■ Written instruction ■
Set down word for word the lines running from the line with "Convert this chart" to the line with "import * as", ends included. Skip every picture.

## begin Record list

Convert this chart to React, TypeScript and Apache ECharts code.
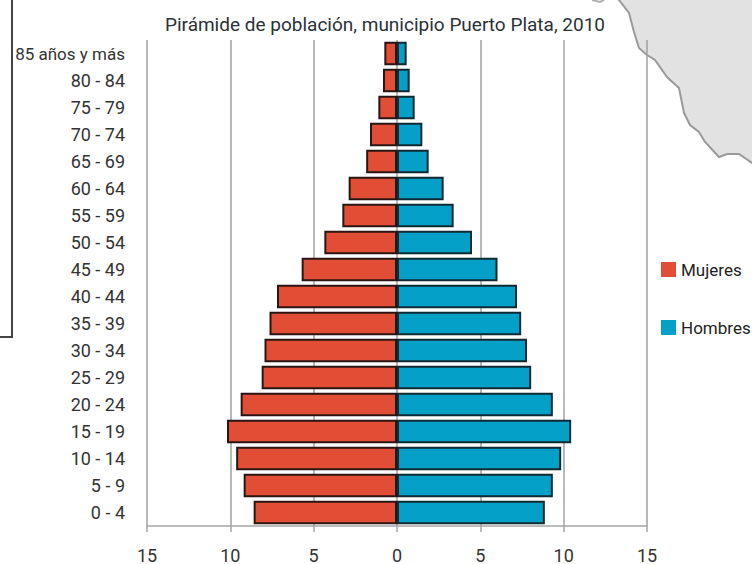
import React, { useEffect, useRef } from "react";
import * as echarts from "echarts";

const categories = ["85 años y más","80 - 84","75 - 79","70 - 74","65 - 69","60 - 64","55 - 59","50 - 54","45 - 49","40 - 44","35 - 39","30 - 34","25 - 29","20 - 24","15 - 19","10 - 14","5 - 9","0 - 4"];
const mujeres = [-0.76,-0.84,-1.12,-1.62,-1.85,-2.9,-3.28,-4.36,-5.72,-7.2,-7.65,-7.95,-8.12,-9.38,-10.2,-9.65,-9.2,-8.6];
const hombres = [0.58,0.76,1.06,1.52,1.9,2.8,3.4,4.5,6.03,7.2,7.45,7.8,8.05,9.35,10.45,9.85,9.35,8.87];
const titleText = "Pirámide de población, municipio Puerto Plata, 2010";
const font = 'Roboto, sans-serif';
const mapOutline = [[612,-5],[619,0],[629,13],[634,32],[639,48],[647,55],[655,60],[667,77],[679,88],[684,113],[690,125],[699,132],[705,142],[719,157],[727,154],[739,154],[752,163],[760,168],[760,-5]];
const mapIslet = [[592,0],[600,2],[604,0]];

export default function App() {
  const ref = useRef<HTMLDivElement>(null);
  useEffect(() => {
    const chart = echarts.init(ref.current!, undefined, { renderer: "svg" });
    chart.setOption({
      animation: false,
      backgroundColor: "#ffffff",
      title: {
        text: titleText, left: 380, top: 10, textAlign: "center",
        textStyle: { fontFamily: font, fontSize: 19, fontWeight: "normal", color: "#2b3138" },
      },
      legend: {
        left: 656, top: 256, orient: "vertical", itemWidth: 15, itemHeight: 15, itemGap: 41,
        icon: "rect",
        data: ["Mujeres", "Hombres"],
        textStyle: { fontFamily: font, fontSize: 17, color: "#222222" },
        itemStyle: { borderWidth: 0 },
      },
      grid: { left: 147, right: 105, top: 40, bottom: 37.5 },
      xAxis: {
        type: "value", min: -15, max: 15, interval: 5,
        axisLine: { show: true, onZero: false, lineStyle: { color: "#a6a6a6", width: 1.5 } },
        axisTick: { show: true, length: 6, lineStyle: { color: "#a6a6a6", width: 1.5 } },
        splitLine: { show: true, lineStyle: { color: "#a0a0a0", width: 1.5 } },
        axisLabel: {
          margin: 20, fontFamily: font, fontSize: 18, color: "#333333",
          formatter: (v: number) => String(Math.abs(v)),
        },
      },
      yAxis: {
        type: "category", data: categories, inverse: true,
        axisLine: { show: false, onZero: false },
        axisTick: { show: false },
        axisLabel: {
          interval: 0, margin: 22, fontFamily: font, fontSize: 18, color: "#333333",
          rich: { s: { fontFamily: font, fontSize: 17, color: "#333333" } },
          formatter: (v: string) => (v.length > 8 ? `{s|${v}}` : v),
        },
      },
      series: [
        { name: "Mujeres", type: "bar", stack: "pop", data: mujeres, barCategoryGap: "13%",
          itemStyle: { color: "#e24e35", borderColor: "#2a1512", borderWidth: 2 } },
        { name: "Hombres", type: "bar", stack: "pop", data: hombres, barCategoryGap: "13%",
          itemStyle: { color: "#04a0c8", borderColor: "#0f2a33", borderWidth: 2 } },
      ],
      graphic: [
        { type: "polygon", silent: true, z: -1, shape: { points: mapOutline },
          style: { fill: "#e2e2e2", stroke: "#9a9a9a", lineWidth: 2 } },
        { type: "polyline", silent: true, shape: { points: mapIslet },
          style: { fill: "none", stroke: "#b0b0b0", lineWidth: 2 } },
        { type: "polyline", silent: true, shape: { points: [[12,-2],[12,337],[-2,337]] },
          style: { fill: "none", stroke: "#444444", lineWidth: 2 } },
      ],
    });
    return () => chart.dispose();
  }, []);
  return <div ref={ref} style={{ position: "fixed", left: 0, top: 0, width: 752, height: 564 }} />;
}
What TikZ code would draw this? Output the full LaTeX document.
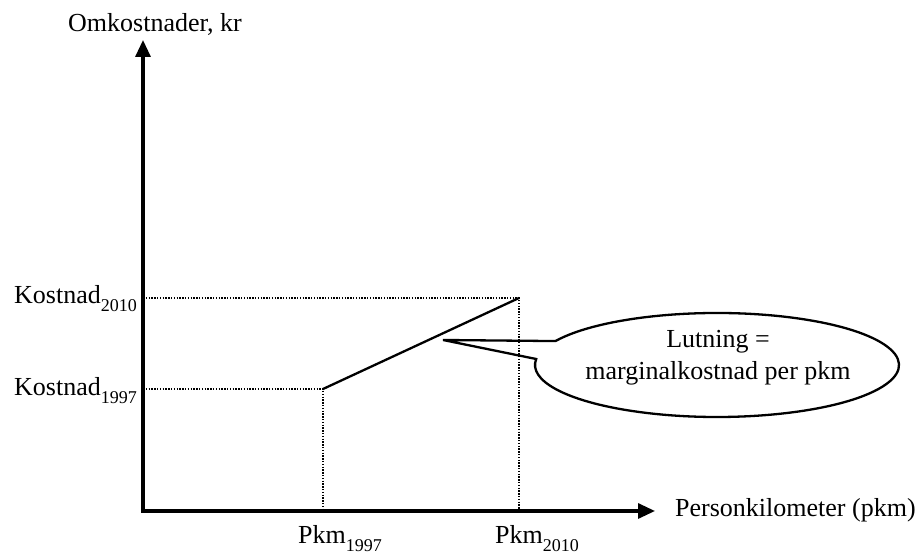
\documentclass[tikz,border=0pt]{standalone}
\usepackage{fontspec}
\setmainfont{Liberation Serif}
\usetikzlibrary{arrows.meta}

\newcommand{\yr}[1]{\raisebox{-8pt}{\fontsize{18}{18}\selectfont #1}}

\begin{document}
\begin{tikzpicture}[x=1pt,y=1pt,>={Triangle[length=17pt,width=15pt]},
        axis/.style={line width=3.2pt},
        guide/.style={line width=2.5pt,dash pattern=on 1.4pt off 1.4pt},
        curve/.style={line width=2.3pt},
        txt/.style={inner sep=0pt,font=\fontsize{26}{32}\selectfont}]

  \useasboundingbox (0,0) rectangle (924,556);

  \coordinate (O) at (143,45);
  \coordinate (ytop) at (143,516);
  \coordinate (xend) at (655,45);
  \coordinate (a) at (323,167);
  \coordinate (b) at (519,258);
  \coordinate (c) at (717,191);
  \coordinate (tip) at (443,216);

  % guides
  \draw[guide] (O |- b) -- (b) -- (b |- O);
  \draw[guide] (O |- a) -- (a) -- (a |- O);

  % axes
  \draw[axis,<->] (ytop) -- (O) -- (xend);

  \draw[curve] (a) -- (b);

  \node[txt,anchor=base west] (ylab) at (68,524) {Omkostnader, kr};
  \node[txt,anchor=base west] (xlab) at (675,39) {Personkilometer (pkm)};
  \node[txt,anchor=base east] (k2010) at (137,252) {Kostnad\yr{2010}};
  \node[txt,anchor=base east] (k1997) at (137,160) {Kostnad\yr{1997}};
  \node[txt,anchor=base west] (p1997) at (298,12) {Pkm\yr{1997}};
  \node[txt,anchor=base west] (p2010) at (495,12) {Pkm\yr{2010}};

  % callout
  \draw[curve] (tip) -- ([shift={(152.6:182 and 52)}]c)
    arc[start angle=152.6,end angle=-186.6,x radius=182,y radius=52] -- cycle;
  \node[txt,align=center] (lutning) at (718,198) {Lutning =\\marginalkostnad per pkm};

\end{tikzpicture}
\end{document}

## end Record list
## begin Record list

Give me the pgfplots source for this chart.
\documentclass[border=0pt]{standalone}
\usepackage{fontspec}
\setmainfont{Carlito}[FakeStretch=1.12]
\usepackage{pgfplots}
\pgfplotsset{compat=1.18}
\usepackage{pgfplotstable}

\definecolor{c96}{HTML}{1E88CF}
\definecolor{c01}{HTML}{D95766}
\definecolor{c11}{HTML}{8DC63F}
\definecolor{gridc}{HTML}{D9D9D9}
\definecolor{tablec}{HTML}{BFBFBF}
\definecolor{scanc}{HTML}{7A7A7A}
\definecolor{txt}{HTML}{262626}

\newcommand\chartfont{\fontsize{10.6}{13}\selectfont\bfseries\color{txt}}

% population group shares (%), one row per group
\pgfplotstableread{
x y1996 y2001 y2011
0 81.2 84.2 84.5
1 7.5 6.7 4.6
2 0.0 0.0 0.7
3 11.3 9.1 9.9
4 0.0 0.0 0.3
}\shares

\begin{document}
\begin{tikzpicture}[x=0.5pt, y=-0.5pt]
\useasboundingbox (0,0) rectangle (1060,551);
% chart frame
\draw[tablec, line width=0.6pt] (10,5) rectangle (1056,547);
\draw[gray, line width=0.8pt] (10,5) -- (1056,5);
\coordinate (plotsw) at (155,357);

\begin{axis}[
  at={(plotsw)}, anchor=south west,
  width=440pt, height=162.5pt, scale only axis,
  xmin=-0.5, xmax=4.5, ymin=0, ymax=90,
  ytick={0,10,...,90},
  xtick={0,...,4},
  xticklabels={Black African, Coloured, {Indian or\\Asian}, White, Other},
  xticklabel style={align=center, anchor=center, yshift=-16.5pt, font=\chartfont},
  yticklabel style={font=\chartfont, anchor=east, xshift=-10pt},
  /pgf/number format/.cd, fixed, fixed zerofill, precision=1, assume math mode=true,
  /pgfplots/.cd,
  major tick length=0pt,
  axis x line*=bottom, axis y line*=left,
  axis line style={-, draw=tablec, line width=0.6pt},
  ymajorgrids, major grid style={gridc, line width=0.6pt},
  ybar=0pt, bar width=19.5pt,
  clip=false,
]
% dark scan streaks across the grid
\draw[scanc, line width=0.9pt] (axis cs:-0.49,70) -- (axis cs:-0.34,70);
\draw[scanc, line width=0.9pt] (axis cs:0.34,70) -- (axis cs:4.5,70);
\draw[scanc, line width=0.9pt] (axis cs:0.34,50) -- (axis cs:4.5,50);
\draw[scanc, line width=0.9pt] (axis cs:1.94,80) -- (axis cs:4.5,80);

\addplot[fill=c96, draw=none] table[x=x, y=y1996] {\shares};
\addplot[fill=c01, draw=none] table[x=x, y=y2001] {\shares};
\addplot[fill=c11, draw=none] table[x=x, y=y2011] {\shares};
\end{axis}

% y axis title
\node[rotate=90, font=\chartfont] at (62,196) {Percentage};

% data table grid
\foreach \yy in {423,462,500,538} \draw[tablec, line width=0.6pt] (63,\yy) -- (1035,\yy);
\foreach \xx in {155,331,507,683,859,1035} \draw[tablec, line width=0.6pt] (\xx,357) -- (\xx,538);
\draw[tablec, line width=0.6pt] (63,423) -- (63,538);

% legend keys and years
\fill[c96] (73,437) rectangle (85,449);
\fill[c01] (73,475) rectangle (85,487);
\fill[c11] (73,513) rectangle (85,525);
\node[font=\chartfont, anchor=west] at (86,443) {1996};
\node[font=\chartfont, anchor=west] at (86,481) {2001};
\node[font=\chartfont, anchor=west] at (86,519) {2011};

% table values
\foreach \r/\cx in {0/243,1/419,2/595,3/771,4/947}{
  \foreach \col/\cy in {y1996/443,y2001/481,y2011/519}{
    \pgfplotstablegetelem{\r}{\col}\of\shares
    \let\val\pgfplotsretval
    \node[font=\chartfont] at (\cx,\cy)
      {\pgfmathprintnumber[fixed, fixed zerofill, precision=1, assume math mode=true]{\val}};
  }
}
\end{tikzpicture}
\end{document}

## end Record list

■ The solution ■
Convert this chart to React, TypeScript and Apache ECharts code.
import React, { useEffect, useRef } from "react";
import * as echarts from "echarts";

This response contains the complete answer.